How can light emit three kinds of spectra? In case of black-body radiation, radiation gives continuous spectra. Molecular spectra is an example of band spectra. Similarly, there's also the atomic spectra. Why are the spectra of light not same in all cases?
 A: The atomic spectra come from electron transitions. This means that when an atom absorbs a photon its electrons go from one configuration (possibly the ground state) to a configuration with an energy that lies exactly $E_{ph}$ (energy of the photon) higher. The reverse process results in the emission of a photon. The spectrum is a line spectrum, because the electron energy levels are quantized (i.e. only certain discrete energy values are allowed) and the following equation is always fulfilled: $$E_f - E_i = \pm E_{ph}$$
Where the sign depends on whether we are talking about absorption or emission of photons.

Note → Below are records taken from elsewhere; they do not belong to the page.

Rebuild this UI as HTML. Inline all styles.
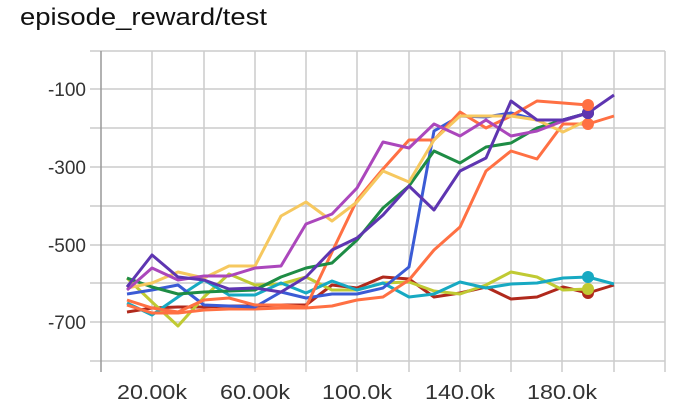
<!DOCTYPE html>
<html><head><meta charset="utf-8"><style>
body{margin:0;background:#fff;width:699px;height:408px;overflow:hidden;font-family:"Liberation Sans",sans-serif}
</style></head><body>
<svg width="699" height="408" xmlns="http://www.w3.org/2000/svg">
<text x="20" y="25" font-size="24" fill="#111" textLength="247" lengthAdjust="spacingAndGlyphs">episode_reward/test</text>
<g stroke="#ccc" stroke-width="1.5">
<line x1="90" y1="51" x2="665" y2="51"/><line x1="90" y1="89" x2="665" y2="89"/><line x1="90" y1="128" x2="665" y2="128"/><line x1="90" y1="167" x2="665" y2="167"/><line x1="90" y1="206" x2="665" y2="206"/><line x1="90" y1="245" x2="665" y2="245"/><line x1="90" y1="283" x2="665" y2="283"/><line x1="90" y1="322" x2="665" y2="322"/><line x1="90" y1="361" x2="665" y2="361"/>
<line x1="152" y1="51" x2="152" y2="372"/><line x1="204" y1="51" x2="204" y2="372"/><line x1="255" y1="51" x2="255" y2="372"/><line x1="306" y1="51" x2="306" y2="372"/><line x1="357" y1="51" x2="357" y2="372"/><line x1="409" y1="51" x2="409" y2="372"/><line x1="460" y1="51" x2="460" y2="372"/><line x1="511" y1="51" x2="511" y2="372"/><line x1="562" y1="51" x2="562" y2="372"/><line x1="614" y1="51" x2="614" y2="372"/><line x1="665" y1="51" x2="665" y2="372"/>
</g>
<line x1="101" y1="51" x2="101" y2="372" stroke="#999" stroke-width="1.5"/>
<g font-size="19" fill="#333" text-anchor="end">
<text x="86" y="96">-100</text><text x="86" y="174">-300</text><text x="86" y="252">-500</text><text x="86" y="329">-700</text>
</g>
<g font-size="20" fill="#333" text-anchor="middle">
<text x="152" y="399" textLength="70" lengthAdjust="spacingAndGlyphs">20.00k</text><text x="255" y="399" textLength="70" lengthAdjust="spacingAndGlyphs">60.00k</text><text x="357" y="399" textLength="70" lengthAdjust="spacingAndGlyphs">100.0k</text><text x="460" y="399" textLength="70" lengthAdjust="spacingAndGlyphs">140.0k</text><text x="562" y="399" textLength="70" lengthAdjust="spacingAndGlyphs">180.0k</text>
</g>
<g fill="none" stroke-width="3" stroke-linejoin="round">
<polyline stroke="#b0291c" points="127,312 152,308 178,307 204,307 229,306 255,306 281,305 306,305 332,285 357,288 383,277 409,279 434,297 460,293 486,287 511,299 537,297 563,287 588,293 614,285"/>
<polyline stroke="#c0ca33" points="127,278 152,302 178,326 204,297 229,274 255,285 281,284 306,277 332,290 357,290 383,283 409,282 434,291 460,294 486,285 511,272 537,277 563,290 588,289"/>
<polyline stroke="#17a9c2" points="127,303 152,315 178,297 204,280 229,295 255,295 281,283 306,293 332,281 357,290 383,283 409,297 434,294 460,282 486,288 511,284 537,283 563,278 588,277 614,284"/>
<polyline stroke="#ff7043" points="127,305 152,313 178,313 204,310 229,309 255,309 281,308 306,308 332,306 357,300 383,297 409,280 434,250 460,227 486,171 511,151 537,159 563,124 588,124 614,116"/>
<polyline stroke="#3b5bd5" points="127,294 152,290 178,285 204,305 229,306 255,307 281,292 306,298 332,294 357,294 383,288 409,267 434,131 460,116 486,117 511,113 537,120 563,120 588,113"/>
<polyline stroke="#ff7043" points="127,300 152,308 178,312 204,300 229,298 255,305 281,305 306,307 332,252 357,200 383,169 409,140 434,140 460,112 486,128 511,116 537,101 563,103 588,105"/>
<polyline stroke="#1e8c45" points="127,278 152,287 178,294 204,292 229,291 255,290 281,277 306,268 332,263 357,240 383,208 409,186 434,151 460,163 486,147 511,143 537,128 563,120 588,113"/>
<polyline stroke="#f6c85f" points="127,288 152,283 178,272 204,278 229,266 255,266 281,216 306,202 332,221 357,202 383,171 409,182 434,140 460,116 486,116 511,116 537,120 563,132 588,120"/>
<polyline stroke="#ab47bc" points="127,290 152,268 178,280 204,276 229,276 255,268 281,266 306,224 332,214 357,188 383,142 409,148 434,124 460,136 486,120 511,136 537,131 563,121 588,113"/>
<polyline stroke="#5e35b1" points="127,287 152,255 178,277 204,280 229,289 255,288 281,292 306,277 332,250 357,238 383,215 409,186 434,210 460,171 486,158 511,101 537,120 563,120 588,113 614,95"/>
</g>
<g>
<circle cx="588" cy="293" r="6" fill="#b0291c"/><circle cx="588" cy="289" r="6" fill="#c0ca33"/><circle cx="588" cy="277" r="6" fill="#17a9c2"/>
<circle cx="588" cy="124" r="6" fill="#ff7043"/><circle cx="588" cy="113" r="6" fill="#3b5bd5"/><circle cx="588" cy="113" r="6" fill="#1e8c45"/><circle cx="588" cy="113" r="6" fill="#5e35b1"/><circle cx="588" cy="105" r="6" fill="#ff7043"/>
</g>
</svg>
</body></html>
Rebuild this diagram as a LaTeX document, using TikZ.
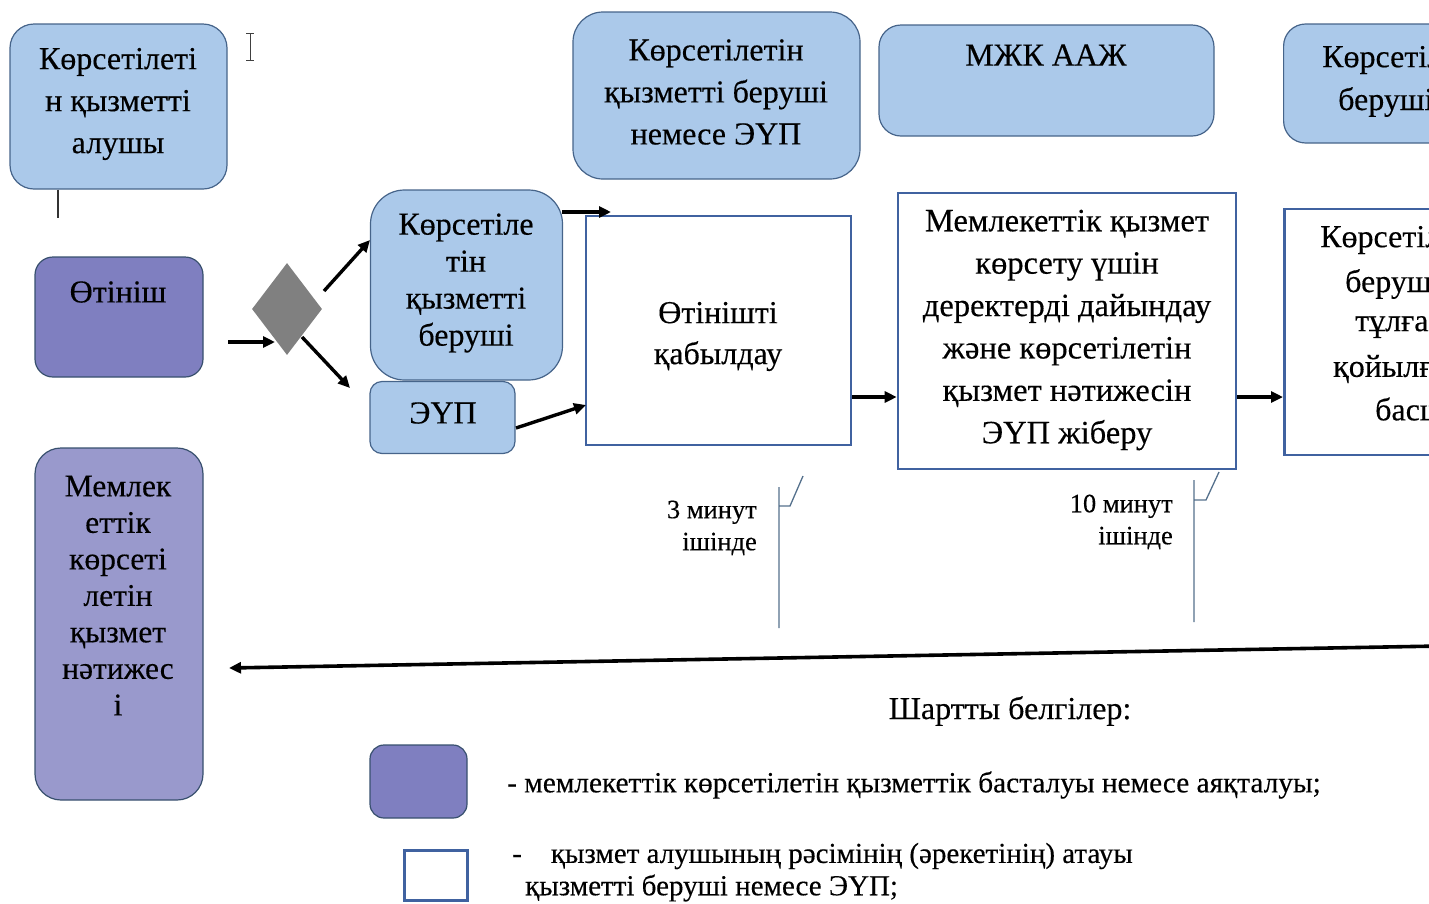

Molecules have, with respect to atoms, more degrees of freedom. Imagine a molecule build up from two different atoms (e.g. CO). These molecules, just like single atoms, have electronic transitions. However the molecule also has  vibrational and rotational transitions. The vibrational transitions come from the fact that the atoms that are part of a molecule can move with respect of one another (e.g. The C and the O atoms in CO can move towards or away from each other.).
The rotational transitions come from the fact that the molecule can rotate as well. (e.g. the C and O atoms in CO can rotate around the center of mass much like the moon and the earth rotate around theirs.) The energies associated with the vibrational and rotational transitions are also quantised. However the separation between them is much smaller than in the case of the electronic transitions. Because the transitions (and thus the photon energies) lie so close together the individual lines seem to form a band. Therefore molecular spectra are characterized by line (electronic transitions) and by band (vibrational and rotational) emission.
Up till now we have been talking about single atoms or molecules. However the concept of black body radiation is a thermodynamical concept. This means that in order for black body radiation to occur we need to be in the thermodynamical limit: We need many degrees of freedom or put in an easier way, we need a lot of atoms or molecules. The black-body radiation is a property or effect of the whole collection of atoms and molecules in equilibrium with the environment! The radiation originates from the motion of this collection of atoms and molecules. Otherwise known as the bulk.
So even though we were able to more or less link the atomic and the molecular spectra to more or less equivalent mechanisms (transitions between quantized energy levels (this quantization comes from quantum mechanics)). A further "connection" to a black-body spectrum is not possible (because it is a concept of thermodynamics).
A: It's where the energy comes from that determines the spectral characteristics.  For black-body radiation it is the random collective motion of bulk material constituents. This motion is responsible for an object's temperature which is a statistical measure.
Molecular spectra as well as atomic spectra come from the motions of isolated atoms or molecules that are excited beyond their ground states, but still discrete quantum states. For molecules, it is mostly vibrational or rotational motions of atoms that make up the molecules. For atoms, it is the electrons jumping from one orbital to another.
A: 
In case of black body radiations , radiations give continuous spectra

No. The radiation is still quantized, it just can't be identified with much ease as in the case of an atom or molecule. Because there are an enormous number of particles on a black body and there are all possible states you can think of. Since the radiation is emitted because a particle moves from one state to another, black body can have all kinds of radiation. We can consider it continuous as the number of particles grew out of the quantum limit so that we can no longer detect the discrete spectra as in a single atom or molecule. In other words a black body is safely above the classical limit so that quantum effects can be neglected with sufficient precision.